WHAT TO PRODUCE:
Only the pictures are omitted; repeat all other data exactly.

SOURCE MATERIAL:
....................

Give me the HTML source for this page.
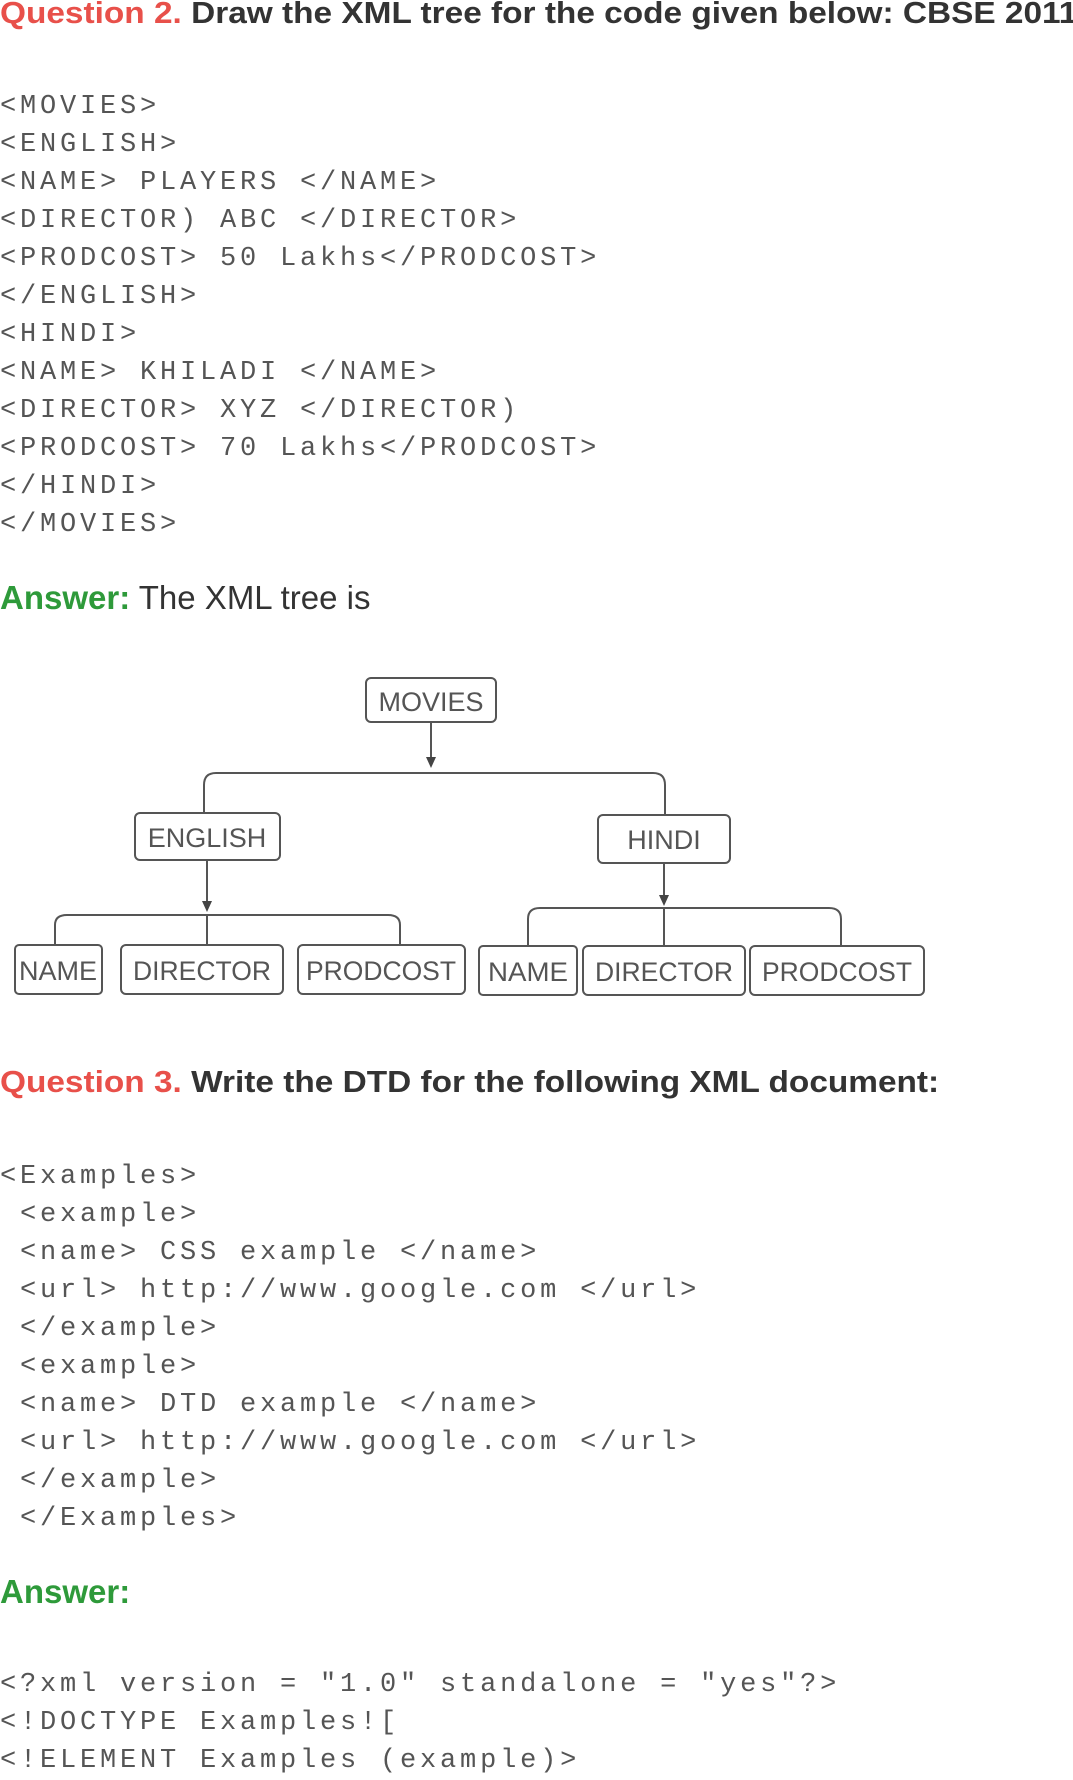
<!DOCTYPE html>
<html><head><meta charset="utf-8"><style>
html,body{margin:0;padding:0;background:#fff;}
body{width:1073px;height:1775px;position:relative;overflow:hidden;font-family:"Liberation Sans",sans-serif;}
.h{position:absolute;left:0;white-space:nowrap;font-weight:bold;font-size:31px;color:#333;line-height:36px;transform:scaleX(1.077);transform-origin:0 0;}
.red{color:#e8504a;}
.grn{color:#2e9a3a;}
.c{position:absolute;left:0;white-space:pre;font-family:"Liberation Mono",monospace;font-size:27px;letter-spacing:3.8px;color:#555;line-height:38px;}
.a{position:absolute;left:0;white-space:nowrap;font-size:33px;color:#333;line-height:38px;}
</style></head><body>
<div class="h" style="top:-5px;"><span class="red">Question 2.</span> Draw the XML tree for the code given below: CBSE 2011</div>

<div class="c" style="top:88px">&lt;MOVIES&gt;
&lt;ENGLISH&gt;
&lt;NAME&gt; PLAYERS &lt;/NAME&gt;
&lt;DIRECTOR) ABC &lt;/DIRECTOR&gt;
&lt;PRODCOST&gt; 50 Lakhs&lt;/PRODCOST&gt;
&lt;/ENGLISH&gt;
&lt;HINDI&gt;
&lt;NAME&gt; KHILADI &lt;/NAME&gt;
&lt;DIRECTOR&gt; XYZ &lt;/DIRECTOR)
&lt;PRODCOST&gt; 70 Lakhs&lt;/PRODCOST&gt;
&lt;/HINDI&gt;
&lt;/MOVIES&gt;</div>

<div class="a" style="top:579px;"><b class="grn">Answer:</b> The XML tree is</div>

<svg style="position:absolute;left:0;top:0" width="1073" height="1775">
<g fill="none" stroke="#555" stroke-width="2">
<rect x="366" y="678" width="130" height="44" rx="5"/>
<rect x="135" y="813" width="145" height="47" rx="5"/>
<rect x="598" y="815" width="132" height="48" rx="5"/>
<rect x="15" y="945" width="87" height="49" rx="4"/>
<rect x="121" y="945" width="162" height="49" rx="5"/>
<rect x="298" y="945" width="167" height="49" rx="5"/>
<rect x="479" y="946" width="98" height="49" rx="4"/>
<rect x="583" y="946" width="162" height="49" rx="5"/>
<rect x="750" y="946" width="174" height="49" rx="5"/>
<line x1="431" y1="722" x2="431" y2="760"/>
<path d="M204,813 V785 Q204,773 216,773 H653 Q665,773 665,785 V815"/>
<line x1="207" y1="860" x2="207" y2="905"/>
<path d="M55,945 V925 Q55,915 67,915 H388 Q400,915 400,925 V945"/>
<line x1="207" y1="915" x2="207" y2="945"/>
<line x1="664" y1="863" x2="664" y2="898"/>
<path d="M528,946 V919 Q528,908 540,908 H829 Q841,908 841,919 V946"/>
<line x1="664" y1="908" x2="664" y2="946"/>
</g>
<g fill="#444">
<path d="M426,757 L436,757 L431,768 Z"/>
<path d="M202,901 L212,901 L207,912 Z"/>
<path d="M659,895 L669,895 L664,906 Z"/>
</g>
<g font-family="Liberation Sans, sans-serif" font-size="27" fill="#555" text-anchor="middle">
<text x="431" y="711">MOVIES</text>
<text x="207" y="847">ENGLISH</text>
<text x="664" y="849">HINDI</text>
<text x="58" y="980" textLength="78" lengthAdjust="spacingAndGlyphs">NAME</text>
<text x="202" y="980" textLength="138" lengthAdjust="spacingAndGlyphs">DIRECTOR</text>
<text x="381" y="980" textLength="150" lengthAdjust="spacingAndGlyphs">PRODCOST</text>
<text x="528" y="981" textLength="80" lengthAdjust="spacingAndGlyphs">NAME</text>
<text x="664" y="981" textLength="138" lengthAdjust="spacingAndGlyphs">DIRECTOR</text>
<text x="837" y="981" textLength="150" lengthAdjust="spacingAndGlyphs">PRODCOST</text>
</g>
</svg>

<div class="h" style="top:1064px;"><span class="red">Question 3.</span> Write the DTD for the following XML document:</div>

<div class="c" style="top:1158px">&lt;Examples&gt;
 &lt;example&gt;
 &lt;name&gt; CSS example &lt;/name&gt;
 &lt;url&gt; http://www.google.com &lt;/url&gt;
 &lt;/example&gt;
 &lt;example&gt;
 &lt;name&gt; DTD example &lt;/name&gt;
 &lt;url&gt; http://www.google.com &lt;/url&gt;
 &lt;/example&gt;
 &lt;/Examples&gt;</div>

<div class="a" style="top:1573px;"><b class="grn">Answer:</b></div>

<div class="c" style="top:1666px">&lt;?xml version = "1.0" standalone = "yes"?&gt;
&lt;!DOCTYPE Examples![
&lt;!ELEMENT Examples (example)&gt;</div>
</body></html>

....................

RIGHT ANSWER:
Give me the HTML source for this page.
<!DOCTYPE html>
<html><head><meta charset="utf-8"><style>
html,body{margin:0;padding:0;background:#fff;}
body{width:1073px;height:1775px;position:relative;overflow:hidden;font-family:"Liberation Sans",sans-serif;}
.h{position:absolute;left:0;white-space:nowrap;font-weight:bold;font-size:31px;color:#333;line-height:36px;transform:scaleX(1.077);transform-origin:0 0;}
.red{color:#e8504a;}
.grn{color:#2e9a3a;}
.c{position:absolute;left:0;white-space:pre;font-family:"Liberation Mono",monospace;font-size:27px;letter-spacing:3.8px;color:#555;line-height:38px;}
.a{position:absolute;left:0;white-space:nowrap;font-size:33px;color:#333;line-height:38px;}
</style></head><body>
<div class="h" style="top:-5px;"><span class="red">Question 2.</span> Draw the XML tree for the code given below: CBSE 2011</div>

<div class="c" style="top:88px">&lt;MOVIES&gt;
&lt;ENGLISH&gt;
&lt;NAME&gt; PLAYERS &lt;/NAME&gt;
&lt;DIRECTOR) ABC &lt;/DIRECTOR&gt;
&lt;PRODCOST&gt; 50 Lakhs&lt;/PRODCOST&gt;
&lt;/ENGLISH&gt;
&lt;HINDI&gt;
&lt;NAME&gt; KHILADI &lt;/NAME&gt;
&lt;DIRECTOR&gt; XYZ &lt;/DIRECTOR)
&lt;PRODCOST&gt; 70 Lakhs&lt;/PRODCOST&gt;
&lt;/HINDI&gt;
&lt;/MOVIES&gt;</div>

<div class="a" style="top:579px;"><b class="grn">Answer:</b> The XML tree is</div>

<svg style="position:absolute;left:0;top:0" width="1073" height="1775">
<g fill="none" stroke="#555" stroke-width="2">
<rect x="366" y="678" width="130" height="44" rx="5"/>
<rect x="135" y="813" width="145" height="47" rx="5"/>
<rect x="598" y="815" width="132" height="48" rx="5"/>
<rect x="15" y="945" width="87" height="49" rx="4"/>
<rect x="121" y="945" width="162" height="49" rx="5"/>
<rect x="298" y="945" width="167" height="49" rx="5"/>
<rect x="479" y="946" width="98" height="49" rx="4"/>
<rect x="583" y="946" width="162" height="49" rx="5"/>
<rect x="750" y="946" width="174" height="49" rx="5"/>
<line x1="431" y1="722" x2="431" y2="760"/>
<path d="M204,813 V785 Q204,773 216,773 H653 Q665,773 665,785 V815"/>
<line x1="207" y1="860" x2="207" y2="905"/>
<path d="M55,945 V925 Q55,915 67,915 H388 Q400,915 400,925 V945"/>
<line x1="207" y1="915" x2="207" y2="945"/>
<line x1="664" y1="863" x2="664" y2="898"/>
<path d="M528,946 V919 Q528,908 540,908 H829 Q841,908 841,919 V946"/>
<line x1="664" y1="908" x2="664" y2="946"/>
</g>
<g fill="#444">
<path d="M426,757 L436,757 L431,768 Z"/>
<path d="M202,901 L212,901 L207,912 Z"/>
<path d="M659,895 L669,895 L664,906 Z"/>
</g>
<g font-family="Liberation Sans, sans-serif" font-size="27" fill="#555" text-anchor="middle">
<text x="431" y="711">MOVIES</text>
<text x="207" y="847">ENGLISH</text>
<text x="664" y="849">HINDI</text>
<text x="58" y="980" textLength="78" lengthAdjust="spacingAndGlyphs">NAME</text>
<text x="202" y="980" textLength="138" lengthAdjust="spacingAndGlyphs">DIRECTOR</text>
<text x="381" y="980" textLength="150" lengthAdjust="spacingAndGlyphs">PRODCOST</text>
<text x="528" y="981" textLength="80" lengthAdjust="spacingAndGlyphs">NAME</text>
<text x="664" y="981" textLength="138" lengthAdjust="spacingAndGlyphs">DIRECTOR</text>
<text x="837" y="981" textLength="150" lengthAdjust="spacingAndGlyphs">PRODCOST</text>
</g>
</svg>

<div class="h" style="top:1064px;"><span class="red">Question 3.</span> Write the DTD for the following XML document:</div>

<div class="c" style="top:1158px">&lt;Examples&gt;
 &lt;example&gt;
 &lt;name&gt; CSS example &lt;/name&gt;
 &lt;url&gt; http://www.google.com &lt;/url&gt;
 &lt;/example&gt;
 &lt;example&gt;
 &lt;name&gt; DTD example &lt;/name&gt;
 &lt;url&gt; http://www.google.com &lt;/url&gt;
 &lt;/example&gt;
 &lt;/Examples&gt;</div>

<div class="a" style="top:1573px;"><b class="grn">Answer:</b></div>

<div class="c" style="top:1666px">&lt;?xml version = "1.0" standalone = "yes"?&gt;
&lt;!DOCTYPE Examples![
&lt;!ELEMENT Examples (example)&gt;</div>
</body></html>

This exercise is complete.